This Land Is My Land

Random Lengths News | May 10, 2006
Early one morning recently with the skies overcast and gray I sat sipping my coffee on the back porch contemplating the jets flying off to the South Seas when I heard the faint sound of music in air. The children over at the 15th Elementary School were singing Woody Guthrie’s anthem “This Land Is Your Land,” a song most of us learn in our early childhood years.

You could probably get through the chorus if I just struck up the tune and the usual first three verses would sound familiar too – As I was walking - that ribbon of highway or I saw below me - that golden valley – all start to come back from the latent memories of youth. Some folks call it the “people’s national anthem” in part because of its popular appeal, in part because of its expression of unity but what you may not know is that there are three more verses not included in the popular version. This one verse may explain why–

it>As I went walking I saw a sign there,

and on the sign it said “no trespassing”

But on the other side it didn’t say nothing

That side was made for you and me.
(The complete lyrics can be found at www.woodyguthrie.org)

You see Guthrie was writing from the immigrant point of view, being a refugee of the Dust Bowl himself during the Great Depression. It was a time when whole families were moved off the land, packed up in an old model T-Ford pickup and headed for California– the land of milk and honey or as Author Lauren Coodley prefers to call it “Orange Groves and Jails” in the title of her book. The whole story, of course, can be found in Steinbeck’s Grapes of Wrath, which should be made mandatory reading for anyone graduating from public schools in the Golden State these days. In short immigration and the backlash to it have been here since the beginning– Juan Cabrillo didn’t even have a passport and in the grand scale of time even the Chumash Indians have only been here some 15,000 years. Fact is we are all immigrants on this bus!

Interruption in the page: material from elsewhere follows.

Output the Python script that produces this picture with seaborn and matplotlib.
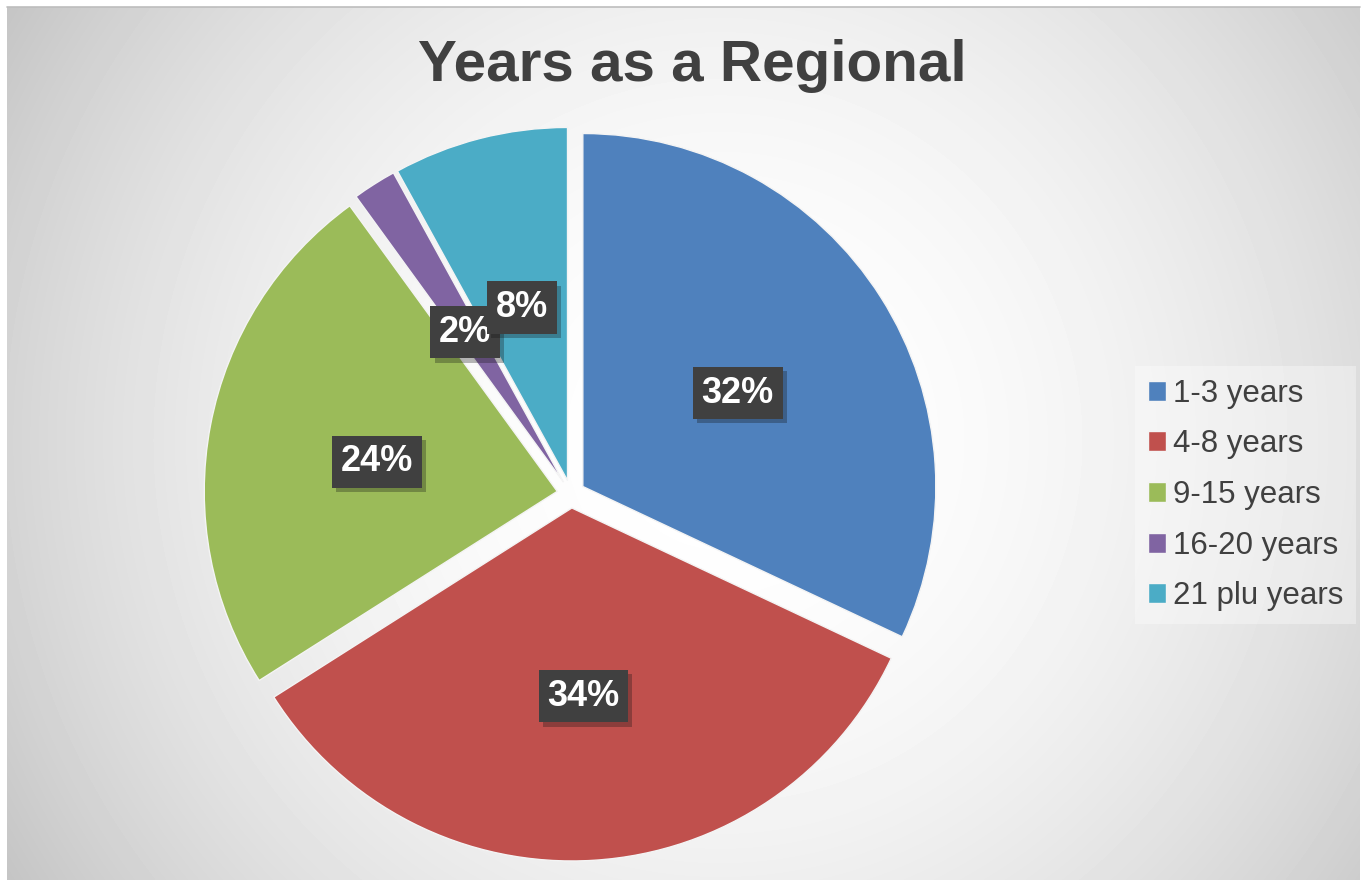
import matplotlib.pyplot as plt
import matplotlib.patheffects as pe
import numpy as np
import seaborn as sns

# chart data
categories = ['1-3 years', '4-8 years', '9-15 years', '16-20 years', '21 plu years']
shares = [32, 34, 24, 2, 8]
colors = ['#4F81BD', '#C0504D', '#9BBB59', '#8064A2', '#4BACC6']

sns.set_style('white')
plt.rcParams['font.family'] = ['Liberation Sans', 'DejaVu Sans']

W, H = 1364, 886
fig = plt.figure(figsize=(W / 100, H / 100), dpi=100)
fig.patch.set_facecolor('white')
ax = fig.add_axes([0, 0, 1, 1])

# radial grey background
yy, xx = np.mgrid[7:880, 7:1360]
d = np.hypot(xx - 720, yy - 440)
d = d / d.max()
bg = 1 - 0.23 * d ** 2
ax.imshow(bg, cmap='gray', vmin=0, vmax=1, extent=(7, 1360, 6, 879),
          origin='upper', zorder=0, interpolation='bilinear')
ax.plot([7, 1360], [879, 879], color='#bdbdbd', lw=1.2, zorder=0.5)

wedges, _, autotexts = ax.pie(
    shares, colors=colors, startangle=90, counterclock=False,
    explode=[14] * len(shares), radius=353, center=(571, 392),
    autopct='%1.0f%%', pctdistance=0.52,
    wedgeprops=dict(linewidth=1, edgecolor='#f4f4f4'),
    textprops=dict(color='white', fontsize=26, fontweight='bold'))

for t in autotexts:
    t.set_y(t.get_position()[1] - 5)
    t.set_bbox(dict(boxstyle='square,pad=0.24', fc='#404040', ec='none'))
    t.get_bbox_patch().set_path_effects(
        [pe.SimplePatchShadow(offset=(3, -3), alpha=0.3), pe.Normal()])
    t.set_zorder(5)

ax.set_xlim(0, W)
ax.set_ylim(0, H)
ax.set_aspect('equal')
ax.axis('off')

fig.text(692 / W, 1 - 66 / H, 'Years as a Regional', ha='center', va='center',
         fontsize=42, fontweight='bold', color='#404040')

leg = ax.legend(wedges, categories, loc='center left',
                bbox_to_anchor=(1135 / W, 1 - 495 / H), bbox_transform=fig.transFigure,
                fontsize=22.5, frameon=True, fancybox=False, borderaxespad=0,
                borderpad=0.4, handlelength=0.6, handleheight=0.6,
                handletextpad=0.22, labelspacing=0.66)
leg.get_frame().set_facecolor('white')
leg.get_frame().set_alpha(0.35)
leg.get_frame().set_edgecolor('none')
for txt in leg.get_texts():
    txt.set_color('#404040')

fig.savefig('out.png', dpi=100, facecolor=fig.get_facecolor())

During the desperate days of the Depression the LAPD was dispatched by the Mayor of Los Angeles Frank Shaw, to illegally intercept the hoards of Oakies arriving by the truckloads looking for work at the California boarders. The sign at the boarder said “lot full” on the other it didn’t say nothing, that was Woody’s side. This and a multitude of other historic examples explains some of the current populist xenophobia about illegal immigrants and the presence of the civilian “Minutemen” who have recently been “protecting” our southern boarders from the new hoards. The thing is for all of our talk of “freedom and Liberty for all” we really mean “just for some of us who are already here” and the inscription on the Statue of Liberty isn’t serious about accepting “your tired, your poor, your huddled masses yearning to breathe free.” We seem to only want the ones who have enough money to buy their way in and not be a burden on society– like former dictators of puppet régimes that we’ve supported who stashed all their loot in American banks. Ferdinand and Emelda Marcos of the Philippines immediately come to mind, but there are more and will be more after the war in Iraq is over.

It seems just about everything big this country has done since the Vietnam War some president has to call a war. The war on drugs, the war on terrorism, they will probably call the effort to stem the tide on Avian flu the War on Birds! I can just imagine scrambling an entire squadron of jet fighters to take down a flock of (illegally) migrating geese to protect the homeland. Are we now to make this a war on immigrants? The thing is that each and every one of these neuvo-wars has been a wonderful public relations ploy but all a veritable costly blunder in retrospect. You’d think we’d learn.

One thing that we are really good at in this country is making money, especially in California. My humble solution for immigration, illegal or otherwise, is to follow the example of Disneyland. Build a big parking lot in the middle of nowhere, preferably someplace south of Tucson on the boarder, put in a ticket booth and turn styles and charge admission.

As I understand, it costs somewhere over $5,000 to get a coyote to smuggle one across the boarder with no guarantee that they’ll either survive the experience or be successful at getting in. At America-the-theme-park, immigrants would be treated with respect, given a full medical exam and back ground check before entering, receive a green E-ticket card that gets them a social security number, medical card, guest worker ID and a free trip back across the boarder after the job is over or say three years, which ever comes first. And you can always come back again if you behave yourself. Now this isn’t particularly fair since none of our ancestors went through all of this but it would quell the objections of those on both the right and the left providing for a budget to offset the costs to society while providing a pathway to jobs that doesn’t leave them dying in our deserts.

One more thing: if Latin America is going to export its labor to us, we should return the favor and export our labor unions to them. Perhaps if they could raise wages and working conditions south of the boarder, more immigrants would simply stay home and build more stability there. Now there’s a concept for you. What if we used our economic and political clout to make conditions less oppressive in Mexico and Central America rather than starting another war? Certainly beats building a 1,951-mile long “Berlin Wall” between us and them.